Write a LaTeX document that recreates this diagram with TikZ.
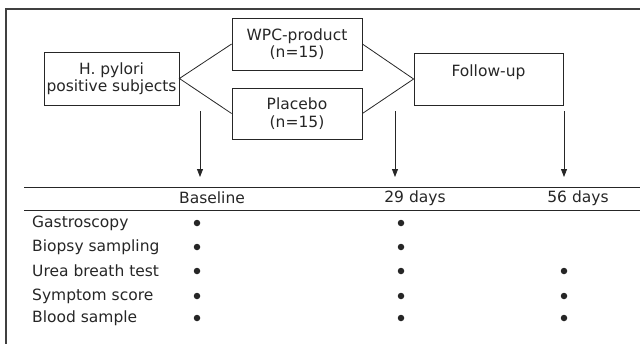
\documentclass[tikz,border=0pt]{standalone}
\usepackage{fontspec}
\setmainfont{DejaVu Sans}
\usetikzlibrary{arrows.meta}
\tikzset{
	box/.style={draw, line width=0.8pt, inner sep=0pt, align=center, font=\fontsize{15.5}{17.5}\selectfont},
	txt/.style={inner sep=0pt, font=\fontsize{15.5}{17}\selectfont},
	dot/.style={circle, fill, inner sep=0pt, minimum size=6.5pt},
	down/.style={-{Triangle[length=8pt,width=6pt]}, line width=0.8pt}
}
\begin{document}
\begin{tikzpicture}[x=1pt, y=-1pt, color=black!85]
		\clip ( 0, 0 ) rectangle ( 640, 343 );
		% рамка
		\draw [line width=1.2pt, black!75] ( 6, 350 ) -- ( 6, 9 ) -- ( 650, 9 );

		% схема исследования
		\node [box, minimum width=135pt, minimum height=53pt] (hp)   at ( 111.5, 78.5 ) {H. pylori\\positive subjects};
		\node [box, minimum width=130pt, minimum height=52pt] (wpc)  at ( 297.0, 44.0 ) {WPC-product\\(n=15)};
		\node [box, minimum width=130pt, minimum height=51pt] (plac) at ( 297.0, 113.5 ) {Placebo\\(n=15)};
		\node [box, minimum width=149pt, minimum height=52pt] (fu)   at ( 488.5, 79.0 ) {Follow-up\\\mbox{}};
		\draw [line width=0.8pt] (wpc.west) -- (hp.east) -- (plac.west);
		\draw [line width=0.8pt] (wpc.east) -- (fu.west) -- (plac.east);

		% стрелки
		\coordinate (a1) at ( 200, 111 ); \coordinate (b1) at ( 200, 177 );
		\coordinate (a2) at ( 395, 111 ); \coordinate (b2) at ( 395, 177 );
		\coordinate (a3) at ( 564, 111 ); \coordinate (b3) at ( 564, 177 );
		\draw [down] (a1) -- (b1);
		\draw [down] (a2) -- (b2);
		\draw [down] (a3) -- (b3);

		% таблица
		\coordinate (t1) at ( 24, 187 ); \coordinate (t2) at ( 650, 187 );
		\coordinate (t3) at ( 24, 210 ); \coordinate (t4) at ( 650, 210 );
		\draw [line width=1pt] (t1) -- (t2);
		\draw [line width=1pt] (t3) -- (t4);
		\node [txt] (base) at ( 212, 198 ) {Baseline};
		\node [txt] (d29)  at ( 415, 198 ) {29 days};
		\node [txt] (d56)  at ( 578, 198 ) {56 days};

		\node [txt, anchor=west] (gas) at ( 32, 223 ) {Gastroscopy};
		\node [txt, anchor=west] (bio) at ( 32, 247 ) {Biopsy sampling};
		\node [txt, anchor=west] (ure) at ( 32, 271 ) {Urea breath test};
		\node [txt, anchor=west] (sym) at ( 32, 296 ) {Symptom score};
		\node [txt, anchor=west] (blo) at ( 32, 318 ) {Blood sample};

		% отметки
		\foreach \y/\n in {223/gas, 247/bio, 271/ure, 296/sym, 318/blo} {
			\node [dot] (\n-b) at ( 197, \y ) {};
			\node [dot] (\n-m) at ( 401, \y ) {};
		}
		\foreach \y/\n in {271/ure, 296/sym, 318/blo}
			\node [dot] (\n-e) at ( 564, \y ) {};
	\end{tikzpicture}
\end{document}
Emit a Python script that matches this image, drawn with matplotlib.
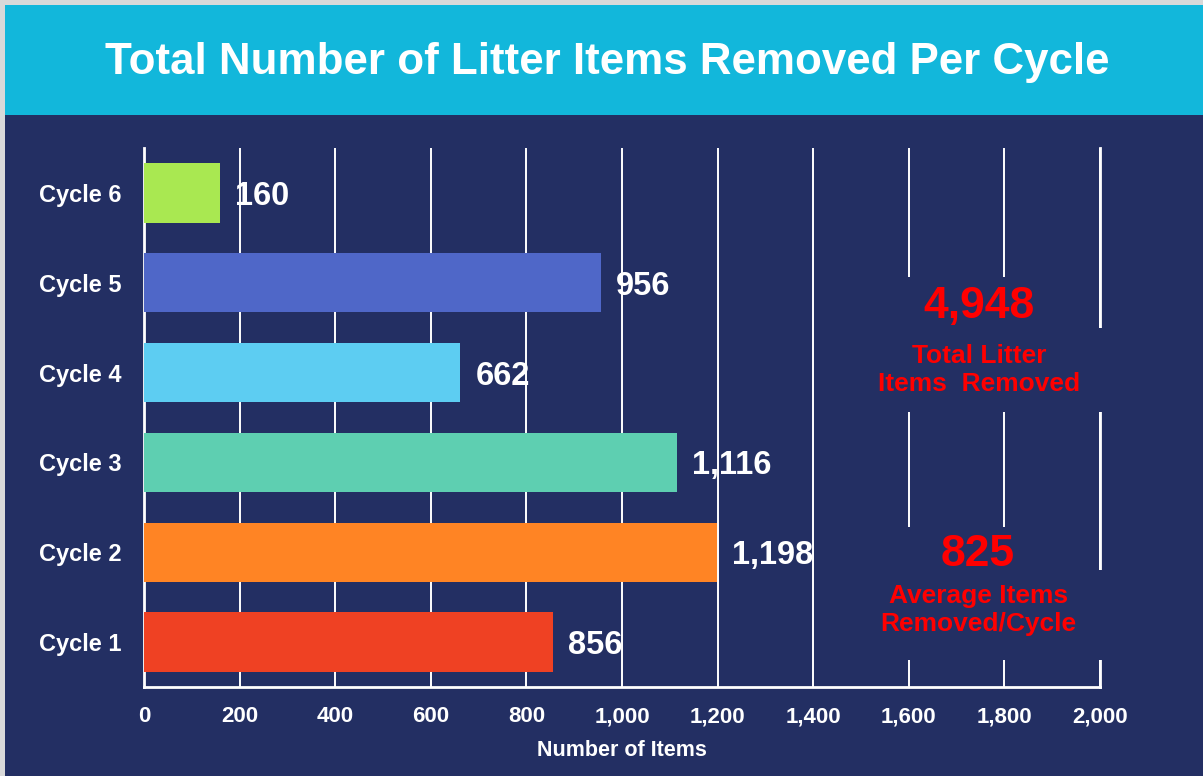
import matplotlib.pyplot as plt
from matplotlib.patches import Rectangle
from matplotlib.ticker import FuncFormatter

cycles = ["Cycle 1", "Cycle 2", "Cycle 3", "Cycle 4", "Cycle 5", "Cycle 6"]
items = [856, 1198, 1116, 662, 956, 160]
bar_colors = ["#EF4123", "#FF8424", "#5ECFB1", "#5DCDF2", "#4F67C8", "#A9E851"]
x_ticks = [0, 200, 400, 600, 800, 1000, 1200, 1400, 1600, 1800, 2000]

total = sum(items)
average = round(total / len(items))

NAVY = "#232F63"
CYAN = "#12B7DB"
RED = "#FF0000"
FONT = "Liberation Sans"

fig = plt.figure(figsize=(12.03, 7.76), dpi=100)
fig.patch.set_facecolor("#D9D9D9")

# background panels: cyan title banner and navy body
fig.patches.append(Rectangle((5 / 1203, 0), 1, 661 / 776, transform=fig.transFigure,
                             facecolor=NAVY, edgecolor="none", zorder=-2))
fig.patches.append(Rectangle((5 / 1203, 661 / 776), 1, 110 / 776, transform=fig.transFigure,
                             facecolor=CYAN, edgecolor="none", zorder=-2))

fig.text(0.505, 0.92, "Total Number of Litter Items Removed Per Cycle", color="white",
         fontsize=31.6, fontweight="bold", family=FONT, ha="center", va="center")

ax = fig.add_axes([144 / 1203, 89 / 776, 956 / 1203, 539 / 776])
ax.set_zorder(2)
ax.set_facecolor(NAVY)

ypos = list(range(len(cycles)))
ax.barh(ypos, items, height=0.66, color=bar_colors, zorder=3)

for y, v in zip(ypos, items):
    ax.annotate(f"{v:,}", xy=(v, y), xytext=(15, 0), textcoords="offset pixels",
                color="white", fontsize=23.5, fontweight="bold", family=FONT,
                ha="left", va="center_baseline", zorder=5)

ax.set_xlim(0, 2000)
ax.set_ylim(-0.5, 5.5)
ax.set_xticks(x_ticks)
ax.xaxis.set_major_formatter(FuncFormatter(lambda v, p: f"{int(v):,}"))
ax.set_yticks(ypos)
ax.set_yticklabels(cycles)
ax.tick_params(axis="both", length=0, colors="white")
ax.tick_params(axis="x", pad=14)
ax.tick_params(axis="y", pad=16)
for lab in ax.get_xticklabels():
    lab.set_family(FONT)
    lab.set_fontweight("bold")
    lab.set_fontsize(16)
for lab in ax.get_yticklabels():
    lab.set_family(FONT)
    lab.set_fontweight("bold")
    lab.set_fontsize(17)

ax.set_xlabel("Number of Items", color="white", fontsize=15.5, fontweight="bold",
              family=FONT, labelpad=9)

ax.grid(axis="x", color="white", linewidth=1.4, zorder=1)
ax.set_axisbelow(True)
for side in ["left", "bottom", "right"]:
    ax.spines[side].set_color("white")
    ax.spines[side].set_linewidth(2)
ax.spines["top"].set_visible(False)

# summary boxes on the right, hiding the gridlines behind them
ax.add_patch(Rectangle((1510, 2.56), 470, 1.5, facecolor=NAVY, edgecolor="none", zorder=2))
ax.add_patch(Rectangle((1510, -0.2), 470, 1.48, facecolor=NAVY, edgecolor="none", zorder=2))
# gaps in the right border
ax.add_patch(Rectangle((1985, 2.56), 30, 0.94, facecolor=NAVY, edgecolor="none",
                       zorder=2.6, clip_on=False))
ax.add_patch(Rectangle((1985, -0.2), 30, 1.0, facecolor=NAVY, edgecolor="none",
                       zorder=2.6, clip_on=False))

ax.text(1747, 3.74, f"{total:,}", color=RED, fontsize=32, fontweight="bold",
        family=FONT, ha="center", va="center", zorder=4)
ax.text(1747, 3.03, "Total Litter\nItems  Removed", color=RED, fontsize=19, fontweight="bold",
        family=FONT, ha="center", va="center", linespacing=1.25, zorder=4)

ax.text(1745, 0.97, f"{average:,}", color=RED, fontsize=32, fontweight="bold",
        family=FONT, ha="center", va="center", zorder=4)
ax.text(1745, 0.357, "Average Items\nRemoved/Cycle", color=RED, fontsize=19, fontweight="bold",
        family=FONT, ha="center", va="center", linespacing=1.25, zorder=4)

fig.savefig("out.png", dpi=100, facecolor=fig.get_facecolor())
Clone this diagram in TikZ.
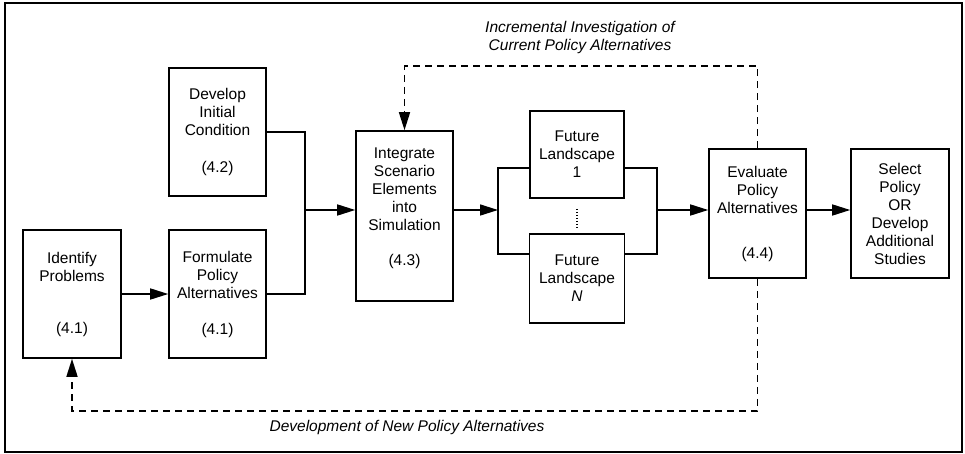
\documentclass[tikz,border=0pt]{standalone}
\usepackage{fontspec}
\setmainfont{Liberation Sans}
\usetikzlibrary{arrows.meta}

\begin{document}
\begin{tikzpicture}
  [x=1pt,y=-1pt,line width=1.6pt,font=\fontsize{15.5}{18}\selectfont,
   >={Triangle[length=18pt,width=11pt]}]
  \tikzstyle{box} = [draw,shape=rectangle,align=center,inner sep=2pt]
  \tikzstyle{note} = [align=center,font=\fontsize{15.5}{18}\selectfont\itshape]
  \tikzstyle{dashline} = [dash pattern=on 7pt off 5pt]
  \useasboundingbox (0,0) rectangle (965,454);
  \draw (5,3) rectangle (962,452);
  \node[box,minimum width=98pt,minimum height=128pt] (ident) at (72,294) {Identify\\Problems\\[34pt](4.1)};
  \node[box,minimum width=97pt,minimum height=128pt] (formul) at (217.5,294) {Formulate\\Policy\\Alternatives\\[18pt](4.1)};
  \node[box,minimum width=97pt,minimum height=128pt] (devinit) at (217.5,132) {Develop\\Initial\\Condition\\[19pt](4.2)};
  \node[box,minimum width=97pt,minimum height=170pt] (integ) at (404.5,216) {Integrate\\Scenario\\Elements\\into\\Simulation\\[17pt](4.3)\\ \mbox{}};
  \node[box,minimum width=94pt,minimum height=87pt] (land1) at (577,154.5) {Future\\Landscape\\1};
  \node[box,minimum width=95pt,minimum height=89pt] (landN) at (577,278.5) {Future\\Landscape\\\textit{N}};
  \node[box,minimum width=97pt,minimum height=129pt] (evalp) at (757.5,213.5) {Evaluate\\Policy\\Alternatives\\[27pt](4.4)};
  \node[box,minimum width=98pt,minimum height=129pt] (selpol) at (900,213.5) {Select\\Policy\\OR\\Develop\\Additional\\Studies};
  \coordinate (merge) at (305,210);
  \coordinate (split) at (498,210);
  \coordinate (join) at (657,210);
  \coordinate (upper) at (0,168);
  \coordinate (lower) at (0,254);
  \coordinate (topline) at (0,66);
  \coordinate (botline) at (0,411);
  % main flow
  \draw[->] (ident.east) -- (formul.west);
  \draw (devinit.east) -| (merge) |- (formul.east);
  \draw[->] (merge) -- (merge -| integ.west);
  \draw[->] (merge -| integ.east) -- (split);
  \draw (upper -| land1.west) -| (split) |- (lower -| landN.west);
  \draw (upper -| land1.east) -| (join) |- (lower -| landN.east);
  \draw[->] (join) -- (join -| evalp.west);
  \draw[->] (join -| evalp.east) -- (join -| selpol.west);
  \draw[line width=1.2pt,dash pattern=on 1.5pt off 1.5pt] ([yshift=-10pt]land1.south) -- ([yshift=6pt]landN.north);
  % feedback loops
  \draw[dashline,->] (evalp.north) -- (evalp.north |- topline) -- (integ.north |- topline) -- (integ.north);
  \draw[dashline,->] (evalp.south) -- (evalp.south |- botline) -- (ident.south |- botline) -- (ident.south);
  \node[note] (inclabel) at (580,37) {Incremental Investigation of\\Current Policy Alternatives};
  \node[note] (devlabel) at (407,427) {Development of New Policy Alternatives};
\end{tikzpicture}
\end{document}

=======

WHAT IS REQUIRED:
Both the line containing "Emit a Python" and the line containing "from matplotlib.ticker import FuncFormatter" belong in the copy, along with every line between them. Reproduce that stretch exactly, without the pictures.

EXERCISE OUTPUT:
Emit a Python script that matches this image, drawn with matplotlib.
import matplotlib.pyplot as plt
from matplotlib.patches import Rectangle
from matplotlib.ticker import FuncFormatter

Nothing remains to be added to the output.